* Instruction *
Would you retype, exactly and without the pictures, the lines between the line holding "Write a Python script that recreates this chart with matplotlib." and the line holding "de_mo = [12.2, 11.0, 11.5, 8.5]", inclusive, and nothing else?

* Data provided *
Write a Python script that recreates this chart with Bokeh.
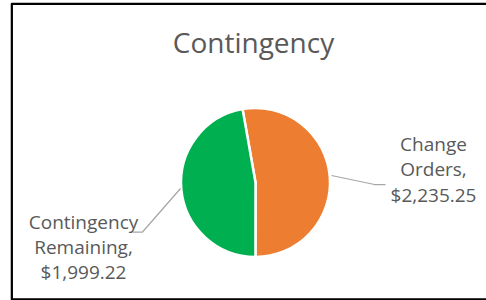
import numpy as np
from bokeh.plotting import figure
from bokeh.models import Range1d, BoxAnnotation, ColumnDataSource
from bokeh.core.properties import value
from bokeh.embed import file_html
from bokeh.resources import INLINE

# ---- data ----
title_text = "Contingency"
categories = ["Change Orders", "Contingency Remaining"]
values = [2235.25, 1999.22]
colors = ["#ED7D31", "#00B050"]

# ---- layout (page pixel coordinates; y data = -page y) ----
FONT = "Open Sans"
TXT = "#595959"
cx, cy, r = 255.0, -182.0, 74.5
first_slice_angle = 350.0  # compass degrees, clockwise from 12 o'clock

vals = np.array(values, dtype=float)
frac = vals / vals.sum()
cum = np.concatenate([[0.0], np.cumsum(frac)]) * 360.0 + first_slice_angle
start_c, end_c = cum[:-1], cum[1:]
start_math = np.radians(np.mod(90.0 - end_c, 360.0))
end_math = np.radians(np.mod(90.0 - start_c, 360.0))

p = figure(width=476, height=298, output_backend="svg", toolbar_location=None,
           x_range=Range1d(10, 486), y_range=Range1d(-300, -2),
           min_border=0, margin=(2, 0, 0, 10))
p.axis.visible = False
p.grid.visible = False
p.outline_line_color = None
p.background_fill_color = "white"
p.border_fill_color = "white"

src = ColumnDataSource(dict(start=start_math, end=end_math, color=colors))
p.wedge(x=cx, y=cy, radius=r, start_angle="start", end_angle="end",
        fill_color="color", line_color="white", line_width=2.5, source=src)

# leader lines
p.line([331, 374, 385], [-175, -184, -184], line_color="#A6A6A6", line_width=1.25)
p.line([180, 142, 132], [-188, -231.5, -231.5], line_color="#A6A6A6", line_width=1.25)

# data labels
label_pos = [(433, -143.0, 25.5), (83, -221.0, 25.0)]
xs, ys, ts = [], [], []
for cat, v, (lx, ly, lh) in zip(categories, values, label_pos):
    lines = cat.split(" ")
    lines[-1] = lines[-1] + ","
    lines.append(f"${v:,.2f}")
    for i, t in enumerate(lines):
        xs.append(lx); ys.append(ly - i * lh); ts.append(t)
p.text(x=xs, y=ys, text=ts, text_align="center", text_baseline="alphabetic",
       text_font=value(FONT), text_font_size=value("19px"), text_color=TXT)

# title
p.text(x=[253], y=[-41.5], text=[title_text], text_align="center", text_baseline="alphabetic",
       text_font=value(FONT), text_font_size=value("28px"), text_color=TXT)

# chart border
p.add_layout(BoxAnnotation(left=11.2, right=500, top=-3.2, bottom=-299,
                           fill_alpha=0, line_color="black", line_alpha=1.0, line_width=2.5))

open("out.html", "w").write(file_html(p, INLINE))
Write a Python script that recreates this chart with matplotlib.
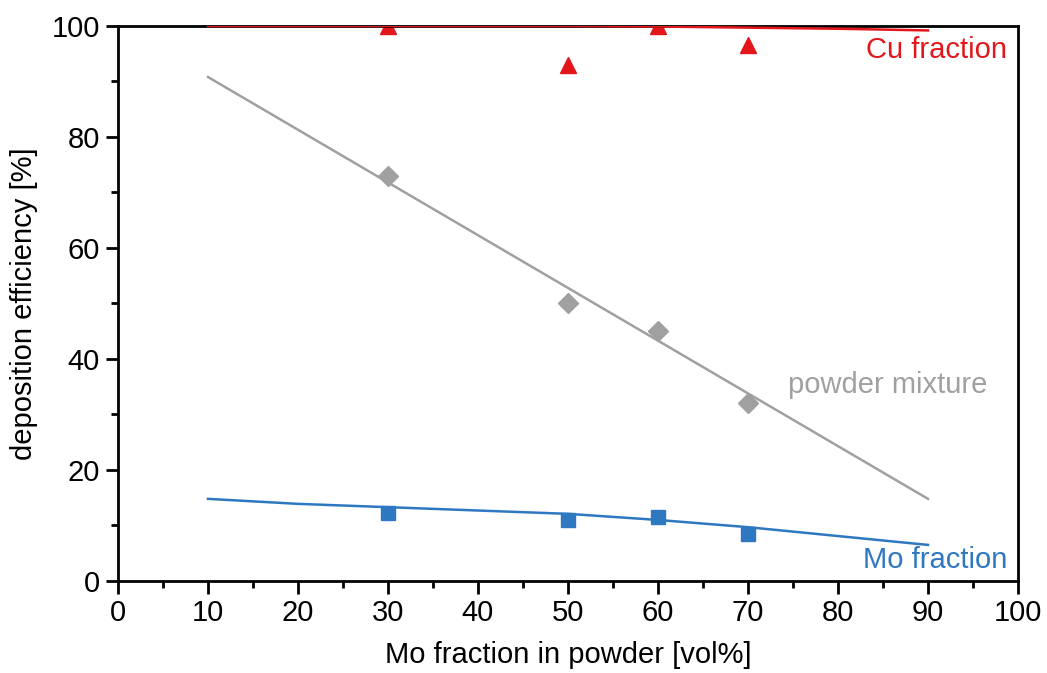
import numpy as np
import matplotlib.pyplot as plt
from matplotlib.ticker import MultipleLocator

plt.rcParams['font.family'] = ['Liberation Sans', 'DejaVu Sans']

# measured points
mo_vol = [30, 50, 60, 70]
de_cu = [100.0, 93.0, 100.0, 96.5]
de_mix = [73.0, 50.0, 45.0, 32.0]
de_mo = [12.2, 11.0, 11.5, 8.5]

# model curves
fit_x = [10, 20, 30, 40, 50, 60, 70, 80, 90]
fit_cu = [100.0, 100.0, 100.0, 100.0, 100.0, 99.9, 99.7, 99.5, 99.2]
fit_mix = [90.8, 81.3, 71.8, 62.3, 52.8, 43.3, 33.8, 24.3, 14.8]
fit_mo = [14.8, 13.9, 13.3, 12.7, 12.1, 11.0, 9.7, 8.1, 6.5]

red = '#e3161b'
blue = '#2e78c2'
grey = '#a0a0a0'

fig = plt.figure(figsize=(10.47, 6.73), dpi=100)
ax = fig.add_axes([0.1127, 0.1367, 0.8596, 0.8247])

ax.plot(fit_x, fit_cu, '-', color=red, lw=1.8, zorder=3)
ax.plot(fit_x, fit_mix, '-', color=grey, lw=1.8)
ax.plot(fit_x, fit_mo, '-', color=blue, lw=1.8)

ax.plot(mo_vol, de_cu, '^', color=red, ms=11, ls='none')
ax.plot(mo_vol, de_mix, 'D', color=grey, ms=10, ls='none')
ax.plot(mo_vol, de_mo, 's', color=blue, ms=10, ls='none')

fs = 21
ax.text(98.8, 95.7, 'Cu fraction', color=red, fontsize=fs, ha='right', va='center')
ax.text(96.6, 35.3, 'powder mixture', color=grey, fontsize=fs, ha='right', va='center')
ax.text(98.8, 3.8, 'Mo fraction', color=blue, fontsize=fs, ha='right', va='center')

ax.set_xlim(0, 100)
ax.set_ylim(0, 100)
ax.xaxis.set_major_locator(MultipleLocator(10))
ax.xaxis.set_minor_locator(MultipleLocator(5))
ax.yaxis.set_major_locator(MultipleLocator(20))
ax.yaxis.set_minor_locator(MultipleLocator(10))
ax.tick_params(which='both', direction='out', width=2, labelsize=fs, pad=4)
ax.tick_params(which='major', length=9)
ax.tick_params(which='minor', length=5)
for s in ax.spines.values():
    s.set_linewidth(2)

ax.set_xlabel('Mo fraction in powder [vol%]', fontsize=fs, labelpad=10)
ax.set_ylabel('deposition efficiency [%]', fontsize=fs, labelpad=10)

fig.savefig('out.png', dpi=100)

* The response *
Write a Python script that recreates this chart with matplotlib.
import numpy as np
import matplotlib.pyplot as plt
from matplotlib.ticker import MultipleLocator

plt.rcParams['font.family'] = ['Liberation Sans', 'DejaVu Sans']

# measured points
mo_vol = [30, 50, 60, 70]
de_cu = [100.0, 93.0, 100.0, 96.5]
de_mix = [73.0, 50.0, 45.0, 32.0]
de_mo = [12.2, 11.0, 11.5, 8.5]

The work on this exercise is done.